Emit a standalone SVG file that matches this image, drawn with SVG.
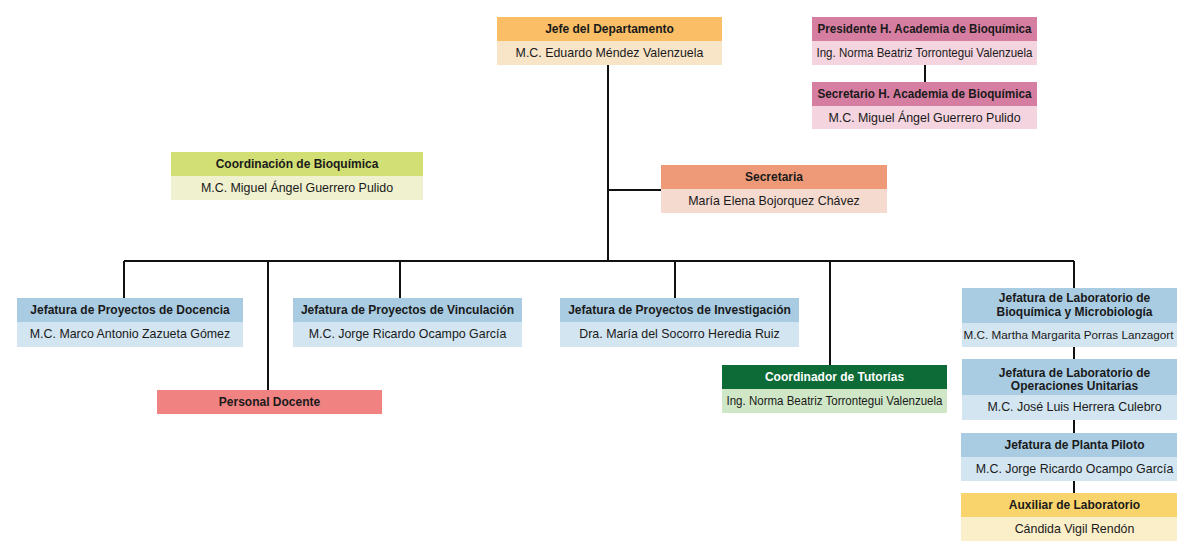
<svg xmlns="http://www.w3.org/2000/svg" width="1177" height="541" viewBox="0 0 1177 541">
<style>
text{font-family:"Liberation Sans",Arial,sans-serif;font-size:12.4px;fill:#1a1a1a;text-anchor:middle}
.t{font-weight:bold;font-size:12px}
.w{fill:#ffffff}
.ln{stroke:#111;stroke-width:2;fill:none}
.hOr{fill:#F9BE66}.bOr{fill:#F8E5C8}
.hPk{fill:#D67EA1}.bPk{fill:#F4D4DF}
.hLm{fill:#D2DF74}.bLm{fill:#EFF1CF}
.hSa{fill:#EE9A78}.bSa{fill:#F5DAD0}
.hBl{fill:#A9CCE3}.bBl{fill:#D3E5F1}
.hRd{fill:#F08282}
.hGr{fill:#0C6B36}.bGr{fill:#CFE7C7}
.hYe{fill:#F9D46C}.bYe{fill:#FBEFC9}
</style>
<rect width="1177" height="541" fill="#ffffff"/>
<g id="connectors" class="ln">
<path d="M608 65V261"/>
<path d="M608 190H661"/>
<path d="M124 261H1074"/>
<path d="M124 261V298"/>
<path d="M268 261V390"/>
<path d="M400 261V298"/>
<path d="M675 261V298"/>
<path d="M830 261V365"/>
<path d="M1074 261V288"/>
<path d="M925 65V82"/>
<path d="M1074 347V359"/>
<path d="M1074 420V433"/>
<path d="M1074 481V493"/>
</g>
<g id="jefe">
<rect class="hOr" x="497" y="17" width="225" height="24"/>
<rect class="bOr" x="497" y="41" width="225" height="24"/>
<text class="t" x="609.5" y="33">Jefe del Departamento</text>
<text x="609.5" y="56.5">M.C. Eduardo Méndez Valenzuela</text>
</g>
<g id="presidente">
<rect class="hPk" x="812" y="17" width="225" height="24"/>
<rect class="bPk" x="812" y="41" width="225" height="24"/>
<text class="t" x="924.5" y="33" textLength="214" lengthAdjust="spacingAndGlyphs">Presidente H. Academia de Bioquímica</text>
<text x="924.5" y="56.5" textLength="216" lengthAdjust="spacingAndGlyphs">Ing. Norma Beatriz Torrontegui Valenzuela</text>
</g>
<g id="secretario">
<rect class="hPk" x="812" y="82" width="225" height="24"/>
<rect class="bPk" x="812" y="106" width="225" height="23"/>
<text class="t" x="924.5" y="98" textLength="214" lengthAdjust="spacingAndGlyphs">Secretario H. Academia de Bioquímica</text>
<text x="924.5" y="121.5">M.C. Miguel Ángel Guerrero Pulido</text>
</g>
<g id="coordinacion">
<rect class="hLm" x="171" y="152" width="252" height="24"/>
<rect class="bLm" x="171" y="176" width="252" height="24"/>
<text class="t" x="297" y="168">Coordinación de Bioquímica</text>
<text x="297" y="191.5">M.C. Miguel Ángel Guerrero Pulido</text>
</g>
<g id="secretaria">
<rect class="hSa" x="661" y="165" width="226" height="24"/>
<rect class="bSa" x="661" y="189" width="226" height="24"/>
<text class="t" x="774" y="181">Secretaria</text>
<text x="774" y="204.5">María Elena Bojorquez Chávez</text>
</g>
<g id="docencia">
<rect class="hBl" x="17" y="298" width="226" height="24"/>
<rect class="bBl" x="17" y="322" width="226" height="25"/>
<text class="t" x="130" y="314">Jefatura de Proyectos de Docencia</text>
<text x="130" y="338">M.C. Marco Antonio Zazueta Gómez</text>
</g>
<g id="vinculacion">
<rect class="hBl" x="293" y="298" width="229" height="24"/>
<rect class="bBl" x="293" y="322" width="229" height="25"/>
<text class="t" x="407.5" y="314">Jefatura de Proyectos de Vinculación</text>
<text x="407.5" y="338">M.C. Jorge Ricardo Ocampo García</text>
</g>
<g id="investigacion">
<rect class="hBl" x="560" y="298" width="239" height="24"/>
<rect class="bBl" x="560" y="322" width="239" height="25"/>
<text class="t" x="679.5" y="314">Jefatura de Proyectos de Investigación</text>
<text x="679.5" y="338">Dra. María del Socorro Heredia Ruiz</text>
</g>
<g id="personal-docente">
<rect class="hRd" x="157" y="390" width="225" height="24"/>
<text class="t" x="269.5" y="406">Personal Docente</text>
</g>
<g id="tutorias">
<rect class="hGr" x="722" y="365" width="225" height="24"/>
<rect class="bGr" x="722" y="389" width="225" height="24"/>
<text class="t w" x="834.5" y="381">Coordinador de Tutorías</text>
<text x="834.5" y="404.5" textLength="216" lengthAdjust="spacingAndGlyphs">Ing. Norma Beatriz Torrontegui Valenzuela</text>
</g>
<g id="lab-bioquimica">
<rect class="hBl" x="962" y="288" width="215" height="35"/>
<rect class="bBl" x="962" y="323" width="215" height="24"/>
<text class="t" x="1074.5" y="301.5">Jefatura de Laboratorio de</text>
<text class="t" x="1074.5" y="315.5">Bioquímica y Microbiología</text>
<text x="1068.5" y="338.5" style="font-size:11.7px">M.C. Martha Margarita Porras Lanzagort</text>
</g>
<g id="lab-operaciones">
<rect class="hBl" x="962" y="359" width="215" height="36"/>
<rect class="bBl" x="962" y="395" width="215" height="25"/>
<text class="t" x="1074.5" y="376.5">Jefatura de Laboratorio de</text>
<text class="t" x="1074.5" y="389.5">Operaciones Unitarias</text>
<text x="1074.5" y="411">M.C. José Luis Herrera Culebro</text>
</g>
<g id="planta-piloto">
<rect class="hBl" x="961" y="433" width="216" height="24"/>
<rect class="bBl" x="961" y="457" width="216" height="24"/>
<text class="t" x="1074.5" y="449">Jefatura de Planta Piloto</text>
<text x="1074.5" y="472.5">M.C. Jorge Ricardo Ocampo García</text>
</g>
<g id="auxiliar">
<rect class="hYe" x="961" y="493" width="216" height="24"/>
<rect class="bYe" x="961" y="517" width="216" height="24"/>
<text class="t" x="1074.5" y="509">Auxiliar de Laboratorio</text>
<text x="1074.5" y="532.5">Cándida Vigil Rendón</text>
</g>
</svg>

Goal of the exercise
Make an exact copy of all the material, but keep the pictures out of it.

Task output
Emit a standalone SVG file that matches this image, drawn with SVG.
<svg xmlns="http://www.w3.org/2000/svg" width="1177" height="541" viewBox="0 0 1177 541">
<style>
text{font-family:"Liberation Sans",Arial,sans-serif;font-size:12.4px;fill:#1a1a1a;text-anchor:middle}
.t{font-weight:bold;font-size:12px}
.w{fill:#ffffff}
.ln{stroke:#111;stroke-width:2;fill:none}
.hOr{fill:#F9BE66}.bOr{fill:#F8E5C8}
.hPk{fill:#D67EA1}.bPk{fill:#F4D4DF}
.hLm{fill:#D2DF74}.bLm{fill:#EFF1CF}
.hSa{fill:#EE9A78}.bSa{fill:#F5DAD0}
.hBl{fill:#A9CCE3}.bBl{fill:#D3E5F1}
.hRd{fill:#F08282}
.hGr{fill:#0C6B36}.bGr{fill:#CFE7C7}
.hYe{fill:#F9D46C}.bYe{fill:#FBEFC9}
</style>
<rect width="1177" height="541" fill="#ffffff"/>
<g id="connectors" class="ln">
<path d="M608 65V261"/>
<path d="M608 190H661"/>
<path d="M124 261H1074"/>
<path d="M124 261V298"/>
<path d="M268 261V390"/>
<path d="M400 261V298"/>
<path d="M675 261V298"/>
<path d="M830 261V365"/>
<path d="M1074 261V288"/>
<path d="M925 65V82"/>
<path d="M1074 347V359"/>
<path d="M1074 420V433"/>
<path d="M1074 481V493"/>
</g>
<g id="jefe">
<rect class="hOr" x="497" y="17" width="225" height="24"/>
<rect class="bOr" x="497" y="41" width="225" height="24"/>
<text class="t" x="609.5" y="33">Jefe del Departamento</text>
<text x="609.5" y="56.5">M.C. Eduardo Méndez Valenzuela</text>
</g>
<g id="presidente">
<rect class="hPk" x="812" y="17" width="225" height="24"/>
<rect class="bPk" x="812" y="41" width="225" height="24"/>
<text class="t" x="924.5" y="33" textLength="214" lengthAdjust="spacingAndGlyphs">Presidente H. Academia de Bioquímica</text>
<text x="924.5" y="56.5" textLength="216" lengthAdjust="spacingAndGlyphs">Ing. Norma Beatriz Torrontegui Valenzuela</text>
</g>
<g id="secretario">
<rect class="hPk" x="812" y="82" width="225" height="24"/>
<rect class="bPk" x="812" y="106" width="225" height="23"/>
<text class="t" x="924.5" y="98" textLength="214" lengthAdjust="spacingAndGlyphs">Secretario H. Academia de Bioquímica</text>
<text x="924.5" y="121.5">M.C. Miguel Ángel Guerrero Pulido</text>
</g>
<g id="coordinacion">
<rect class="hLm" x="171" y="152" width="252" height="24"/>
<rect class="bLm" x="171" y="176" width="252" height="24"/>
<text class="t" x="297" y="168">Coordinación de Bioquímica</text>
<text x="297" y="191.5">M.C. Miguel Ángel Guerrero Pulido</text>
</g>
<g id="secretaria">
<rect class="hSa" x="661" y="165" width="226" height="24"/>
<rect class="bSa" x="661" y="189" width="226" height="24"/>
<text class="t" x="774" y="181">Secretaria</text>
<text x="774" y="204.5">María Elena Bojorquez Chávez</text>
</g>
<g id="docencia">
<rect class="hBl" x="17" y="298" width="226" height="24"/>
<rect class="bBl" x="17" y="322" width="226" height="25"/>
<text class="t" x="130" y="314">Jefatura de Proyectos de Docencia</text>
<text x="130" y="338">M.C. Marco Antonio Zazueta Gómez</text>
</g>
<g id="vinculacion">
<rect class="hBl" x="293" y="298" width="229" height="24"/>
<rect class="bBl" x="293" y="322" width="229" height="25"/>
<text class="t" x="407.5" y="314">Jefatura de Proyectos de Vinculación</text>
<text x="407.5" y="338">M.C. Jorge Ricardo Ocampo García</text>
</g>
<g id="investigacion">
<rect class="hBl" x="560" y="298" width="239" height="24"/>
<rect class="bBl" x="560" y="322" width="239" height="25"/>
<text class="t" x="679.5" y="314">Jefatura de Proyectos de Investigación</text>
<text x="679.5" y="338">Dra. María del Socorro Heredia Ruiz</text>
</g>
<g id="personal-docente">
<rect class="hRd" x="157" y="390" width="225" height="24"/>
<text class="t" x="269.5" y="406">Personal Docente</text>
</g>
<g id="tutorias">
<rect class="hGr" x="722" y="365" width="225" height="24"/>
<rect class="bGr" x="722" y="389" width="225" height="24"/>
<text class="t w" x="834.5" y="381">Coordinador de Tutorías</text>
<text x="834.5" y="404.5" textLength="216" lengthAdjust="spacingAndGlyphs">Ing. Norma Beatriz Torrontegui Valenzuela</text>
</g>
<g id="lab-bioquimica">
<rect class="hBl" x="962" y="288" width="215" height="35"/>
<rect class="bBl" x="962" y="323" width="215" height="24"/>
<text class="t" x="1074.5" y="301.5">Jefatura de Laboratorio de</text>
<text class="t" x="1074.5" y="315.5">Bioquímica y Microbiología</text>
<text x="1068.5" y="338.5" style="font-size:11.7px">M.C. Martha Margarita Porras Lanzagort</text>
</g>
<g id="lab-operaciones">
<rect class="hBl" x="962" y="359" width="215" height="36"/>
<rect class="bBl" x="962" y="395" width="215" height="25"/>
<text class="t" x="1074.5" y="376.5">Jefatura de Laboratorio de</text>
<text class="t" x="1074.5" y="389.5">Operaciones Unitarias</text>
<text x="1074.5" y="411">M.C. José Luis Herrera Culebro</text>
</g>
<g id="planta-piloto">
<rect class="hBl" x="961" y="433" width="216" height="24"/>
<rect class="bBl" x="961" y="457" width="216" height="24"/>
<text class="t" x="1074.5" y="449">Jefatura de Planta Piloto</text>
<text x="1074.5" y="472.5">M.C. Jorge Ricardo Ocampo García</text>
</g>
<g id="auxiliar">
<rect class="hYe" x="961" y="493" width="216" height="24"/>
<rect class="bYe" x="961" y="517" width="216" height="24"/>
<text class="t" x="1074.5" y="509">Auxiliar de Laboratorio</text>
<text x="1074.5" y="532.5">Cándida Vigil Rendón</text>
</g>
</svg>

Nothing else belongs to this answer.